◆ **Goal**
Transcribe all of the material below word for word and leave out its pictures.

-=-=-=-=-

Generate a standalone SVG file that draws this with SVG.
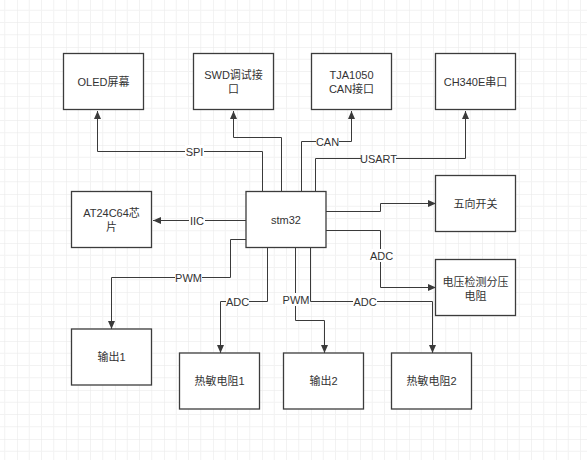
<svg xmlns="http://www.w3.org/2000/svg" width="587" height="460" viewBox="0 0 587 460">
<defs>
<pattern id="grid" x="-32" y="-2" width="49" height="49" patternUnits="userSpaceOnUse">
<path d="M12.25,0 V49 M24.5,0 V49 M36.75,0 V49 M0,12.25 H49 M0,24.5 H49 M0,36.75 H49" stroke="#f2f2f2" stroke-width="1" fill="none"/>
<path d="M0,0 V49 M0,0 H49" stroke="#e8e8e8" stroke-width="1" fill="none"/>
</pattern>
<marker id="arr" markerUnits="userSpaceOnUse" markerWidth="9" markerHeight="8" refX="8" refY="3.5" orient="auto">
<path d="M0,0 L8,3.5 L0,7 z" fill="#3a3a3a"/>
</marker>
<style>
.box{fill:#ffffff;stroke:#3c3c3c;stroke-width:1.3}
.t{font-family:"Liberation Sans","Noto Sans CJK SC",sans-serif;font-size:11px;fill:#333333;text-anchor:middle;dominant-baseline:central}
.ln{fill:none;stroke:#3a3a3a;stroke-width:1;marker-end:url(#arr)}
.lb{fill:#ffffff}
</style>
</defs>
<rect width="587" height="460" fill="#ffffff"/>
<rect width="587" height="460" fill="url(#grid)"/>

<g id="connectors">
<path class="ln" d="M262.5,192 V151.5 H97.5 V111"/>
<path class="ln" d="M281.5,192 V137.5 H233.5 V111"/>
<path class="ln" d="M301.5,192 V141.5 H351.5 V111"/>
<path class="ln" d="M315.5,192 V158.5 H465.5 V111"/>
<path class="ln" d="M246,220.5 H153"/>
<path class="ln" d="M246,239.5 H230.5 V277.5 H111.5 V329"/>
<path class="ln" d="M267.5,248 V301.5 H220.5 V353"/>
<path class="ln" d="M295.5,248 V320.5 H324.5 V353"/>
<path class="ln" d="M310.5,248 V301.5 H432.5 V353"/>
<path class="ln" d="M326,211.5 H380.5 V203.5 H436"/>
<path class="ln" d="M326,230.5 H380.5 V287.5 H436"/>
<g id="labels">
<rect class="lb" x="185" y="145" width="19" height="13"/><text class="t" x="194.5" y="151.5">SPI</text>
<rect class="lb" x="316" y="135" width="23" height="13"/><text class="t" x="327.5" y="141.5">CAN</text>
<rect class="lb" x="361" y="152" width="35" height="13"/><text class="t" x="378.5" y="158.5">USART</text>
<rect class="lb" x="189" y="214" width="16" height="13"/><text class="t" x="197" y="220.5">IIC</text>
<rect class="lb" x="175" y="271" width="27" height="13"/><text class="t" x="188.5" y="277.5">PWM</text>
<rect class="lb" x="226" y="295" width="23" height="13"/><text class="t" x="237.5" y="301.5">ADC</text>
<rect class="lb" x="282" y="293" width="28" height="13"/><text class="t" x="296" y="299.5">PWM</text>
<rect class="lb" x="353" y="295" width="24" height="13"/><text class="t" x="365" y="301.5">ADC</text>
<rect class="lb" x="370" y="249" width="23" height="13"/><text class="t" x="381.5" y="255.5">ADC</text>
</g>
</g>

<g id="oled"><rect class="box" x="63.5" y="53.5" width="80" height="56"/><text class="t" x="103.5" y="81.5">OLED屏幕</text></g>
<g id="swd"><rect class="box" x="193.5" y="53.5" width="80" height="56"/><text class="t" x="233.5" y="74.5">SWD调试接</text><text class="t" x="233.5" y="88.5">口</text></g>
<g id="tja"><rect class="box" x="311.5" y="53.5" width="80" height="56"/><text class="t" x="351.5" y="74.5">TJA1050</text><text class="t" x="351.5" y="88.5">CAN接口</text></g>
<g id="ch340"><rect class="box" x="435.5" y="53.5" width="80" height="56"/><text class="t" x="475.5" y="81.5">CH340E串口</text></g>
<g id="at24"><rect class="box" x="71.5" y="191.5" width="80" height="56"/><text class="t" x="111.5" y="213">AT24C64芯</text><text class="t" x="111.5" y="227">片</text></g>
<g id="stm32"><rect class="box" x="246" y="191.5" width="80" height="56"/><text class="t" x="286" y="220">stm32</text></g>
<g id="switch"><rect class="box" x="435.5" y="175.5" width="80" height="56"/><text class="t" x="475.5" y="203.5">五向开关</text></g>
<g id="vdiv"><rect class="box" x="435.5" y="259.5" width="80" height="56"/><text class="t" x="475.5" y="281.5">电压检测分压</text><text class="t" x="475.5" y="295.5">电阻</text></g>
<g id="out1"><rect class="box" x="71.5" y="329" width="80" height="56"/><text class="t" x="111.5" y="357">输出1</text></g>
<g id="therm1"><rect class="box" x="179.5" y="353" width="80" height="56"/><text class="t" x="219.5" y="381">热敏电阻1</text></g>
<g id="out2"><rect class="box" x="283.5" y="353" width="80" height="56"/><text class="t" x="323.5" y="381">输出2</text></g>
<g id="therm2"><rect class="box" x="391.5" y="353" width="80" height="56"/><text class="t" x="431.5" y="381">热敏电阻2</text></g>
</svg>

-=-=-=-=-

◆ **Final answer**
Generate a standalone SVG file that draws this with SVG.
<svg xmlns="http://www.w3.org/2000/svg" width="587" height="460" viewBox="0 0 587 460">
<defs>
<pattern id="grid" x="-32" y="-2" width="49" height="49" patternUnits="userSpaceOnUse">
<path d="M12.25,0 V49 M24.5,0 V49 M36.75,0 V49 M0,12.25 H49 M0,24.5 H49 M0,36.75 H49" stroke="#f2f2f2" stroke-width="1" fill="none"/>
<path d="M0,0 V49 M0,0 H49" stroke="#e8e8e8" stroke-width="1" fill="none"/>
</pattern>
<marker id="arr" markerUnits="userSpaceOnUse" markerWidth="9" markerHeight="8" refX="8" refY="3.5" orient="auto">
<path d="M0,0 L8,3.5 L0,7 z" fill="#3a3a3a"/>
</marker>
<style>
.box{fill:#ffffff;stroke:#3c3c3c;stroke-width:1.3}
.t{font-family:"Liberation Sans","Noto Sans CJK SC",sans-serif;font-size:11px;fill:#333333;text-anchor:middle;dominant-baseline:central}
.ln{fill:none;stroke:#3a3a3a;stroke-width:1;marker-end:url(#arr)}
.lb{fill:#ffffff}
</style>
</defs>
<rect width="587" height="460" fill="#ffffff"/>
<rect width="587" height="460" fill="url(#grid)"/>

<g id="connectors">
<path class="ln" d="M262.5,192 V151.5 H97.5 V111"/>
<path class="ln" d="M281.5,192 V137.5 H233.5 V111"/>
<path class="ln" d="M301.5,192 V141.5 H351.5 V111"/>
<path class="ln" d="M315.5,192 V158.5 H465.5 V111"/>
<path class="ln" d="M246,220.5 H153"/>
<path class="ln" d="M246,239.5 H230.5 V277.5 H111.5 V329"/>
<path class="ln" d="M267.5,248 V301.5 H220.5 V353"/>
<path class="ln" d="M295.5,248 V320.5 H324.5 V353"/>
<path class="ln" d="M310.5,248 V301.5 H432.5 V353"/>
<path class="ln" d="M326,211.5 H380.5 V203.5 H436"/>
<path class="ln" d="M326,230.5 H380.5 V287.5 H436"/>
<g id="labels">
<rect class="lb" x="185" y="145" width="19" height="13"/><text class="t" x="194.5" y="151.5">SPI</text>
<rect class="lb" x="316" y="135" width="23" height="13"/><text class="t" x="327.5" y="141.5">CAN</text>
<rect class="lb" x="361" y="152" width="35" height="13"/><text class="t" x="378.5" y="158.5">USART</text>
<rect class="lb" x="189" y="214" width="16" height="13"/><text class="t" x="197" y="220.5">IIC</text>
<rect class="lb" x="175" y="271" width="27" height="13"/><text class="t" x="188.5" y="277.5">PWM</text>
<rect class="lb" x="226" y="295" width="23" height="13"/><text class="t" x="237.5" y="301.5">ADC</text>
<rect class="lb" x="282" y="293" width="28" height="13"/><text class="t" x="296" y="299.5">PWM</text>
<rect class="lb" x="353" y="295" width="24" height="13"/><text class="t" x="365" y="301.5">ADC</text>
<rect class="lb" x="370" y="249" width="23" height="13"/><text class="t" x="381.5" y="255.5">ADC</text>
</g>
</g>

<g id="oled"><rect class="box" x="63.5" y="53.5" width="80" height="56"/><text class="t" x="103.5" y="81.5">OLED屏幕</text></g>
<g id="swd"><rect class="box" x="193.5" y="53.5" width="80" height="56"/><text class="t" x="233.5" y="74.5">SWD调试接</text><text class="t" x="233.5" y="88.5">口</text></g>
<g id="tja"><rect class="box" x="311.5" y="53.5" width="80" height="56"/><text class="t" x="351.5" y="74.5">TJA1050</text><text class="t" x="351.5" y="88.5">CAN接口</text></g>
<g id="ch340"><rect class="box" x="435.5" y="53.5" width="80" height="56"/><text class="t" x="475.5" y="81.5">CH340E串口</text></g>
<g id="at24"><rect class="box" x="71.5" y="191.5" width="80" height="56"/><text class="t" x="111.5" y="213">AT24C64芯</text><text class="t" x="111.5" y="227">片</text></g>
<g id="stm32"><rect class="box" x="246" y="191.5" width="80" height="56"/><text class="t" x="286" y="220">stm32</text></g>
<g id="switch"><rect class="box" x="435.5" y="175.5" width="80" height="56"/><text class="t" x="475.5" y="203.5">五向开关</text></g>
<g id="vdiv"><rect class="box" x="435.5" y="259.5" width="80" height="56"/><text class="t" x="475.5" y="281.5">电压检测分压</text><text class="t" x="475.5" y="295.5">电阻</text></g>
<g id="out1"><rect class="box" x="71.5" y="329" width="80" height="56"/><text class="t" x="111.5" y="357">输出1</text></g>
<g id="therm1"><rect class="box" x="179.5" y="353" width="80" height="56"/><text class="t" x="219.5" y="381">热敏电阻1</text></g>
<g id="out2"><rect class="box" x="283.5" y="353" width="80" height="56"/><text class="t" x="323.5" y="381">输出2</text></g>
<g id="therm2"><rect class="box" x="391.5" y="353" width="80" height="56"/><text class="t" x="431.5" y="381">热敏电阻2</text></g>
</svg>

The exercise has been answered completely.